Just ganache - no buttercream.

 

It's easy to get a very smooth surface, and it sets firmer than buttercream, so it's a better surface to put fondant on.

post #5 of 27
Thread Starter 

Thank you so much!

post #6 of 27

I ganached my first cake last week. It was so simple and made the cake very smooth for the fondant. My edges were also sharp too. The only buttercream I used was for the filling. 

post #7 of 27
I've never tried this . Sounds interesting as I try to achieve sharp edges too. Does anyone have a good recipe they are willing to share?

Thanks!
post #8 of 27

Ganache is just equal weights heavy cream to chocolate. Some people like to add butter or corn syrup, but since you aren't pouring it, I would avoid those.

You just heat the cream, pour it over the chocolate, and gently stir or agitate the bowl until incorporated. Then let it cool to room temp :)

post #9 of 27
Thanks
post #10 of 27
I use two parts of Chocolate to one part of Cream. Microwave it on 30 seconds interval. For two minutes max. Use a Hand immersion blender, cover and leave it on the counter top overnight. It will have a peanut butter consistency when ready to use.

 

Ganache really smooth well so your fondant goes smooth as well.
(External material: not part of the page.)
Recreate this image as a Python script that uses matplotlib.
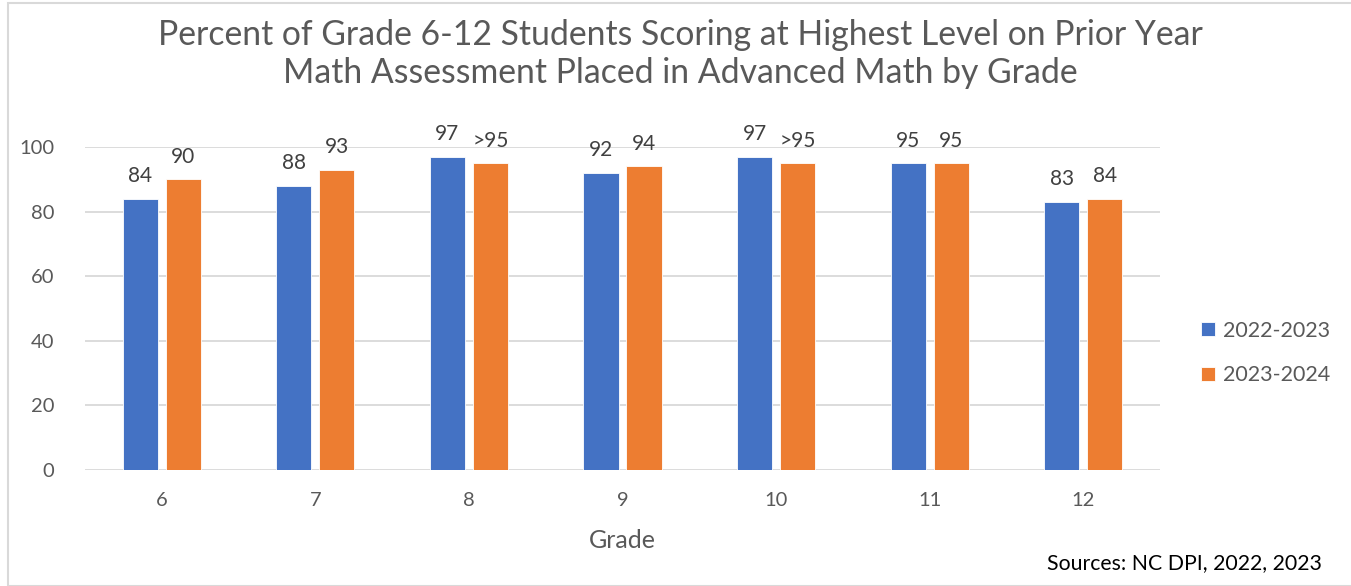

Also, no bulging!

post #11 of 27
would you crumb coat with ganache or the ganache comes after the BC crumb coat??
post #12 of 27
Quote:
Originally Posted by cookielvr13 View Post

I've never tried this . Sounds interesting as I try to achieve sharp edges too. Does anyone have a good recipe they are willing to share?

Thanks!

I tried making some ganache last night, and I followed the recipe on youtube by "Inspired by Michelle Cake Designs"  an excellent 3 part video. For white chocolate she used 3:1 ratio by weight, (the 3 being the chocolate) and for regular chocolate a 2:1 ratio of chocolate to cream. My turned out great. I'd recommend watching the videos if its your first time, she give great tips. Just search it on Youtube.

post #13 of 27

@ jess0055 No BC crumb coat, just ganache.

post #14 of 27
Quote:
Originally Posted by jemchina View Post

I tried making some ganache last night, and I followed the recipe on youtube by "Inspired by Michelle Cake Designs"  an excellent 3 part video. For white chocolate she used 3:1 ratio by weight, (the 3 being the chocolate) and for regular chocolate a 2:1 ratio of chocolate to cream. My turned out great. I'd recommend watching the videos if its your first time, she give great tips. Just search it on Youtube.

 



Thank you. I know there are different consistencies of ganache that can be made. I just wasn't 100% sure which would have worked best.

 

Thanks again!!

post #15 of 27

I add a tiny bit of vanilla extract to my cream when I'm heating it. Then when it's hot enough I pour it over my chocolate in a separate bowl.I should use an immersion blender. I usually mix it by hand and it can be tiring to stir by hand until its smooth.